Certainly the menu looks different. For one thing, the current menu is designated the summer menu. That’s a chuckle; seasonal cooking was never what you’d call part of the old Bergin’s.

There may be more emphasis on salads, but this is still basically a pub menu. It offers a terrific shrimp cocktail: huge prawns in a goblet of cocktail sauce with a decided wallop of horseradish.

And you can get chicken wings, of course--not terribly spicy, but the waiter will obligingly bring you ranch and blue cheese dressing, maybe even some of the tartar sauce-like mustard-dill dressing as well. In a bold move, Bergin’s lists a fish cake, rather than the ubiquitous crab cake.
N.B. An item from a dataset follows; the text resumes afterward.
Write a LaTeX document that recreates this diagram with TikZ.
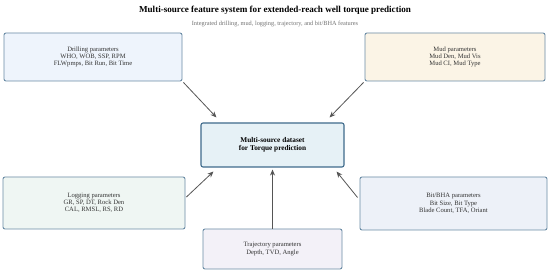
\documentclass[tikz,border=0pt]{standalone}
\usepackage{fontspec}
\setmainfont{Liberation Serif}
\usetikzlibrary{arrows.meta}
\definecolor{bordc}{HTML}{6A8BA5}
\definecolor{centbord}{HTML}{3F6B8C}
\definecolor{arrc}{HTML}{555555}
\definecolor{fdrill}{HTML}{EEF4FC}
\definecolor{fmud}{HTML}{FBF4E6}
\definecolor{fcent}{HTML}{E6F1F6}
\definecolor{flog}{HTML}{EFF6F3}
\definecolor{fbit}{HTML}{EDF1F8}
\definecolor{ftraj}{HTML}{F3F1F8}
\tikzset{
  boxs/.style={draw=bordc, line width=0.9pt, rounded corners=2pt, align=center,
    font=\fontsize{6.6}{7.2}\selectfont, text=black!80, inner sep=0pt},
  centbox/.style={draw=centbord, line width=1.1pt, rounded corners=2pt, align=center,
    font=\fontsize{7.3}{8.2}\selectfont\bfseries, fill=fcent, inner sep=0pt},
  arr/.style={draw=arrc, line width=0.8pt, -{Stealth[length=6pt,width=5pt]}}
}
\begin{document}
\begin{tikzpicture}[x=1pt,y=1pt]
\useasboundingbox (0,0) rectangle (550,273);
\fill[white] (0,0) rectangle (550,273);
\node[font=\fontsize{9.1}{11}\selectfont\bfseries] (title) at (275,263) {Multi-source feature system for extended-reach well torque prediction};
\node[font=\fontsize{6.3}{7}\selectfont, text=black!55] (sub) at (275,249) {Integrated drilling, mud, logging, trajectory, and bit/BHA features};
% boxes (y = 273 - pixel y)
\node[boxs, fill=fdrill, minimum width=178pt, minimum height=48pt] (drill) at (93,216) {Drilling parameters\\WHO, WOB, SSP, RPM\\FLWpmps, Bit Run, Bit Time};
\node[boxs, fill=fmud, minimum width=180pt, minimum height=48pt] (mud) at (455,216) {Mud parameters\\Mud Den, Mud Vis\\Mud CI, Mud Type};
\node[centbox, minimum width=143pt, minimum height=44pt] (cent) at (272.5,128) {Multi-source dataset\\for Torque prediction};
\node[boxs, fill=flog, minimum width=182pt, minimum height=52pt] (log) at (94,70) {Logging parameters\\GR, SP, DT, Rock Den\\CAL, RMSL, RS, RD};
\node[boxs, fill=fbit, minimum width=187pt, minimum height=53pt] (bit) at (453.5,69.5) {Bit/BHA parameters\\Bit Size, Bit Type\\Blade Count, TFA, Oriant};
\node[boxs, fill=ftraj, minimum width=139pt, minimum height=40pt] (traj) at (272.5,24) {Trajectory parameters\\Depth, TVD, Angle};
% arrows
\draw[arr] ([xshift=1pt,yshift=-1pt]drill.south east) -- ([xshift=16pt,yshift=5pt]cent.north west);
\draw[arr] ([xshift=-1pt,yshift=-1pt]mud.south west) -- ([xshift=-15pt,yshift=5pt]cent.north east);
\draw[arr] ([xshift=1pt,yshift=6pt]log.east) -- ([xshift=13pt,yshift=-4pt]cent.south west);
\draw[arr] ([xshift=-2pt,yshift=6pt]bit.west) -- ([xshift=-8pt,yshift=-4pt]cent.south east);
\draw[arr] (traj.north) -- ([yshift=-2pt]cent.south);
\end{tikzpicture}
\end{document}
It’s a little dry and chewy, but it’s a change.

Some menu items are signaled as special attractions these days, and I’d go along halfway on the tomato salad; the thick blue cheese balsamic dressing is good, but the beefsteak tomatoes aren’t always as ripe as they should be. The most obvious novelty among the appetizers is the French fries, which are the usual semi-skinny size these days, rather than steak fries.

Bergin’s serves a particularly good thick hamburger on a homely potato bun, and on Tuesdays you get special burger sauces, like chipotle catsup. The best part: fresh crinkle-cut potato chips.

A decent New York steak has always been the big entree here, and there’s also an open-face steak sandwich (Jake’s steak), though it’s nowhere near as tender as the New York steak. The bottled steak sauce you get is Houses of Parliament, a wilder cousin of A-1 with a citrus component.


The other classic entree is Gaelic beef, a beloved beef stew made with Guinness stout, potatoes, carrots and prunes, with a couple of pickled onions thrown in at the end. One of the new items is called chicken Erin, a restaurantish name that doesn’t inspire confidence. The chicken breast is oddly tough, and the sauce is excessively rich, which may be hard on your stomach if you plan to have a few drinks. It’s cream, bacon and mushrooms.

Want a Shamrock? Start With Irish Coffee

You can get pork chops, which tend to cook up dry, as usual; nice spiced apples to go with them, though. Bergin’s does a great job on its grilled halibut, which is perfectly cooked. On weekends, the special entree is prime rib, good and beefy and served with a big cup of beef juices and a little one of ground horseradish--not horseradish sauce, just horseradish.

For dessert, I’d probably go for the tavern sundae, a scoop or two of good vanilla ice cream with hot fudge sauce and walnuts. The other desserts tend to be something else in disguise. The apple crumble is like an apple coffeecake with streusel topping, the creme bru^lee is a vanilla pudding in a caramel crust, and the bread pudding is a raisin poundcake topped with a rich Irish whiskey caramel sauce.

But you don’t have to end a meal with dessert at all. Bergin’s has an age-old quarrel with the Buena Vista Cafe in San Francisco over which place introduced Irish coffee to this country, and Bergin’s’ mellow version is the standard against which a lot of people gauge Irish coffee. Absolutely order it if you’re angling to get your own shamrock on the wall someday.


Tom Bergin’s, 840 S. Fairfax Ave., Los Angeles. (323) 936-7151. Lunch 11 a.m.-4 p.m. Monday-Saturday, dinner 4-10 p.m. daily. Full bar. Valet parking. All major cards. Dinner for two, $34-$72.

What to Get: shrimp cocktail, hamburger, Gaelic beef, prime rib, halibut, tavern sundae, bread pudding, Irish coffee.